AI was supposed to give corporate employees time back. For many leadership teams, the business case for generative AI has sounded straightforward: reduce routine workload, free up capacity and redeploy time into higher-value work.
Drafting, summarizing and debugging could all be handled faster, with fewer people stuck in the weeds. Yet a more complicated reality is beginning to emerge. In many environments AI is not shrinking the volume of work as much as intensifying it. For chief executives, the distinction matters. Treating faster output as the same thing as sustainable productivity risks hard-wiring fatigue and weaker decision-making into the operating model.
The promise was always plausible. Generative AI does remove friction from knowledge work. Tasks that once required a long run-up can now be initiated in seconds. Early pilots across industries have shown clear speed gains, and separate research from the London School of Economics suggests the productivity upside is real. Its global survey of nearly 3,000 workers and 240 executives found that employees using AI save an average of 7.5 hours a week—roughly the equivalent of one working day and about £14,000 per employee annually in productivity value.
For organizations under constant pressure to do more with less, those numbers are understandably attractive.
But acceleration changes behavior. An eight-month observational study at a US technology company of roughly 200 employees found that workers with access to AI tools did not simply finish earlier and log off.
They worked faster, took on a broader range of tasks and extended work into more hours of the day, often without being asked. Researchers, who observed teams across engineering, product, design, research and operations and conducted more than 40 interviews, repeatedly saw the same pattern: when work became easier to push forward, people simply pushed more work through the system.
This is the quiet mechanism behind what might be called workload creep. When the cost of starting a task falls, the number of attempted tasks tends to rise. AI eliminates the blank page and reduces the effort needed to make incremental progress. In practice that means the natural pauses that once structured knowledge work begins to disappear. Work that might previously have waited until tomorrow can now be advanced immediately. Over time, what initially looks like a productivity dividend can become the new baseline expectation for speed and responsiveness.
For senior leaders the risk is subtle but material. Sustained intensity can contribute to cognitive strain, decision fatigue and ultimately weaker judgment quality.
Most AI governance programs are rightly focused on privacy, bias, intellectual property exposure and security. Yet the evidence suggests that human performance risk belongs on the same dashboard. If the organization moves faster but thinking quality deteriorates, the apparent efficiency gain may prove fragile.
The pressure often appears first at the functional level. In the observational study, teams reported that AI made it easier to initiate and advance work across disciplines, encouraging employees to absorb a wider mix of responsibilities. Engineers spent more time reviewing AI-assisted output; product and operations staff found it easier to keep projects moving outside traditional working windows. None of this required formal instruction from management. The tools themselves made “doing more” feel accessible.
This is why generative AI is increasingly behaving less like a pure efficiency tool and more like a capacity-expansion engine.

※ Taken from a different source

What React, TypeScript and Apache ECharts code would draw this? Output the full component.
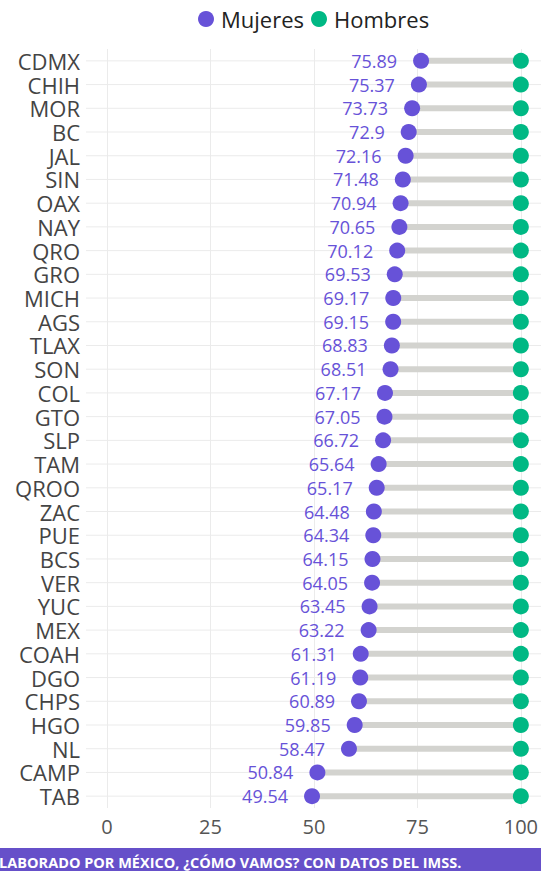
import React, { useEffect, useRef } from "react";
import * as echarts from "echarts";

const estados = ["CDMX","CHIH","MOR","BC","JAL","SIN","OAX","NAY","QRO","GRO","MICH","AGS","TLAX","SON","COL","GTO","SLP","TAM","QROO","ZAC","PUE","BCS","VER","YUC","MEX","COAH","DGO","CHPS","HGO","NL","CAMP","TAB"];
const mujeres = [75.89,75.37,73.73,72.9,72.16,71.48,70.94,70.65,70.12,69.53,69.17,69.15,68.83,68.51,67.17,67.05,66.72,65.64,65.17,64.48,64.34,64.15,64.05,63.45,63.22,61.31,61.19,60.89,59.85,58.47,50.84,49.54];
const hombres = [100,100,100,100,100,100,100,100,100,100,100,100,100,100,100,100,100,100,100,100,100,100,100,100,100,100,100,100,100,100,100,100];
const xTicks = [0, 25, 50, 75, 100];
const footerText = "ELABORADO POR MÉXICO, ¿CÓMO VAMOS? CON DATOS DEL IMSS.";

const PURPLE = "#6752d8";
const GREEN = "#00b884";
const FONT = "'Open Sans', sans-serif";

export default function App() {
  const ref = useRef<HTMLDivElement>(null);
  useEffect(() => {
    if (!ref.current) return;
    const chart = echarts.init(ref.current, null, { renderer: "svg" });
    chart.setOption({
      animation: false,
      backgroundColor: "#ffffff",
      textStyle: { fontFamily: FONT },
      legend: {
        data: ["Mujeres", "Hombres"],
        icon: "circle",
        itemWidth: 16,
        itemHeight: 16,
        itemGap: 7,
        left: 193,
        top: 3,
        textStyle: { fontSize: 22, color: "#222", fontFamily: FONT, padding: [0, 0, 0, 2] },
      },
      grid: { left: 107, right: 19, top: 49, bottom: 63, containLabel: false },
      xAxis: {
        type: "value",
        min: 0,
        max: 100,
        interval: 25,
        axisLine: { show: false },
        axisTick: { show: false },
        axisLabel: { fontSize: 20, color: "#555", margin: 8, fontFamily: FONT,
          formatter: (v: number) => (xTicks.includes(v) ? String(v) : "") },
        splitLine: { show: true, lineStyle: { color: "#ebebeb", width: 1 } },
      },
      yAxis: {
        type: "category",
        data: estados,
        inverse: true,
        axisLine: { show: false },
        axisTick: { show: false },
        splitLine: { show: false },
        axisLabel: { fontSize: 22, lineHeight: 22, color: "#444", margin: 27, fontFamily: FONT, interval: 0 },
      },
      series: [
        {
          type: "custom",
          name: "grid-h",
          silent: true,
          z: 0,
          data: estados.map((_, i) => [0, i]),
          renderItem: (params: any, api: any) => {
            const y = api.coord([0, api.value(1)])[1];
            return {
              type: "line",
              shape: { x1: 86, y1: y, x2: 541, y2: y },
              style: { stroke: "#ebebeb", lineWidth: 1 },
            };
          },
        },
        {
          type: "custom",
          name: "barra",
          silent: true,
          z: 1,
          data: mujeres.map((m, i) => [m, hombres[i], i]),
          renderItem: (params: any, api: any) => {
            const p1 = api.coord([api.value(0), api.value(2)]);
            const p2 = api.coord([api.value(1), api.value(2)]);
            return {
              type: "line",
              shape: { x1: p1[0], y1: p1[1], x2: p2[0], y2: p2[1] },
              style: { stroke: "#d3d3cf", lineWidth: 6 },
            };
          },
        },
        {
          type: "scatter",
          name: "Hombres",
          z: 3,
          symbolSize: 16,
          itemStyle: { color: GREEN, opacity: 1 },
          data: hombres.map((h, i) => [h, estados[i]]),
        },
        {
          type: "scatter",
          name: "Mujeres",
          z: 4,
          symbolSize: 16,
          itemStyle: { color: PURPLE, opacity: 1 },
          label: {
            show: true,
            position: "left",
            distance: 16,
            fontSize: 18,
            color: PURPLE,
            fontFamily: FONT,
            formatter: (p: any) => String(p.value[0]),
          },
          data: mujeres.map((m, i) => [m, estados[i]]),
        },
      ],
      graphic: [
        {
          type: "rect",
          left: 0,
          top: 848,
          shape: { width: 541, height: 23 },
          style: { fill: "#6650c9" },
          silent: true,
        },
        {
          type: "text",
          x: -9,
          y: 862,
          style: {
            text: footerText,
            fill: "#ffffff",
            font: "bold 14.5px 'Open Sans', sans-serif",
            verticalAlign: "middle",
            textAlign: "left",
          },
          silent: true,
        },
      ],
    });
    return () => chart.dispose();
  }, []);
  return (
    <div
      ref={ref}
      style={{ position: "fixed", left: 0, top: 0, width: 541, height: 871 }}
    />
  );
}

When friction drops, organizations rarely bank the time savings; they redeploy them. The result is that productivity gains quickly reset expectations for output. What begins as a helpful boost can become an invisible ratchet.
For chief executives, the strategic question is therefore shifting. The early AI conversation centered on cost removal. The more relevant question now may be how much additional human load is being created alongside the gains.

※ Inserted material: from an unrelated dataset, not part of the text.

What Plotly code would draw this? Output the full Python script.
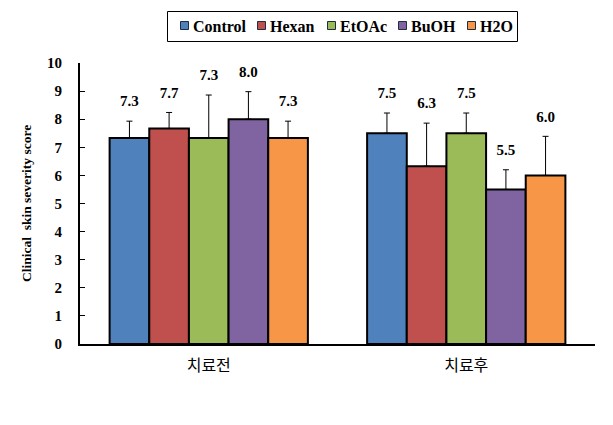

The London School of Economics research points to another constraint: 68% of employees reported receiving no AI training in the previous 12 months. Many firms are still early in translating access into disciplined, sustainable use. Without deliberate operating norms, faster tools can simply amplify existing organizational habits.
None of this diminishes AI’s genuine potential. Used well, it can unlock meaningful productivity and help teams focus on higher-value work. But the organizations most likely to benefit over the next few years will be those that treat AI as an operating-model shift rather than a simple automation layer.

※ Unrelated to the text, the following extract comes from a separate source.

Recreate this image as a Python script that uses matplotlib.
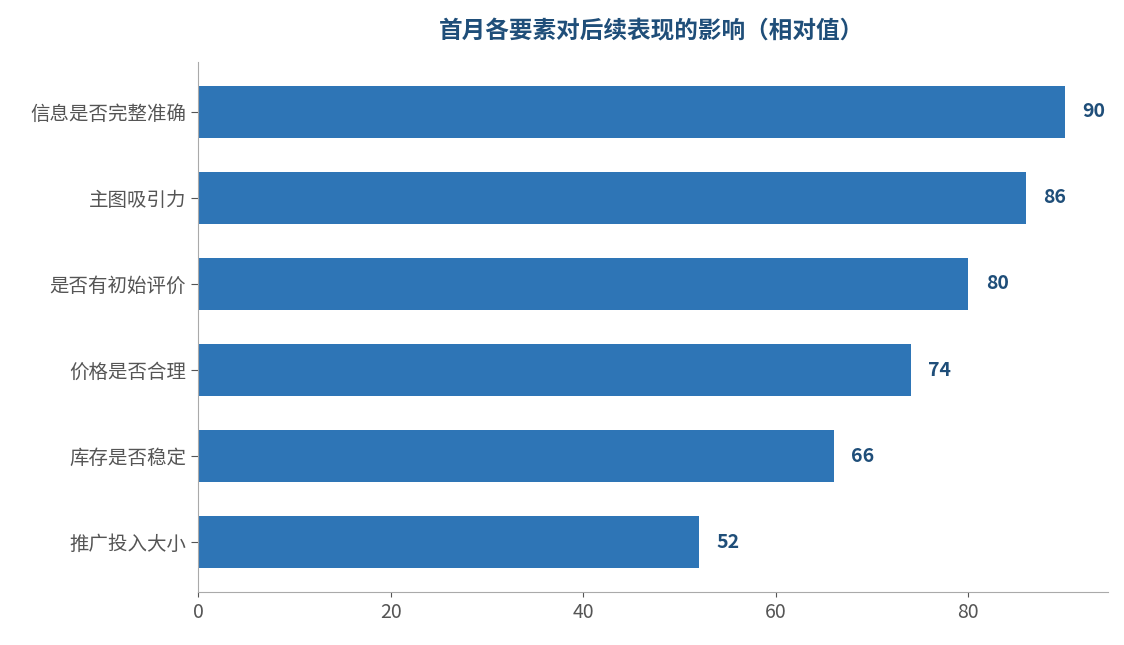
import matplotlib
matplotlib.use("Agg")
from matplotlib import pyplot as plt

plt.rcParams['font.family'] = ['Noto Sans CJK SC', 'DejaVu Sans']

categories = ['信息是否完整准确', '主图吸引力', '是否有初始评价', '价格是否合理', '库存是否稳定', '推广投入大小']
values = [90, 86, 80, 74, 66, 52]
xticks = [0, 20, 40, 60, 80]

fig = plt.figure(figsize=(11.24, 6.45), dpi=100)
ax = fig.add_axes([198/1124, 53/645, 910/1124, 530/645])

ypos = list(range(len(categories)))[::-1]
ax.barh(ypos, values, height=0.6, color='#2E75B6')
for y, v in zip(ypos, values):
    ax.text(v + 1.8, y, str(v), va='center', ha='left', fontsize=14,
            fontweight='bold', color='#1F4E79')

ax.set_yticks(ypos)
ax.set_yticklabels(categories)
ax.set_xticks(xticks)
ax.set_xlim(0, 94.5)
ax.set_ylim(-0.58, 5.58)
ax.tick_params(axis='both', labelsize=14, colors='#555555')
ax.tick_params(axis='y', length=5)
for s in ['top', 'right']:
    ax.spines[s].set_visible(False)
for s in ['left', 'bottom']:
    ax.spines[s].set_color('#aaaaaa')

fig.suptitle('首月各要素对后续表现的影响（相对值）', x=0.58, y=0.97,
             fontsize=17, fontweight='bold', color='#1F4E79')

fig.savefig('out.png')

That means defining where speed genuinely creates value, building deliberate pauses into high-stakes decision processes and protecting recovery time with the same seriousness applied to system uptime.
In practice, leaders should be wary of measuring success purely through responsiveness metrics, which AI will naturally inflate. Decision quality, error rates and talent sustainability are becoming equally important indicators of whether the technology is being absorbed healthily. The companies that move fastest are not always the ones that create the most durable advantage.
AI is clearly accelerating the modern enterprise. The open question for CEOs is whether that acceleration is translating into true capacity—or merely increasing the human cost of keeping up.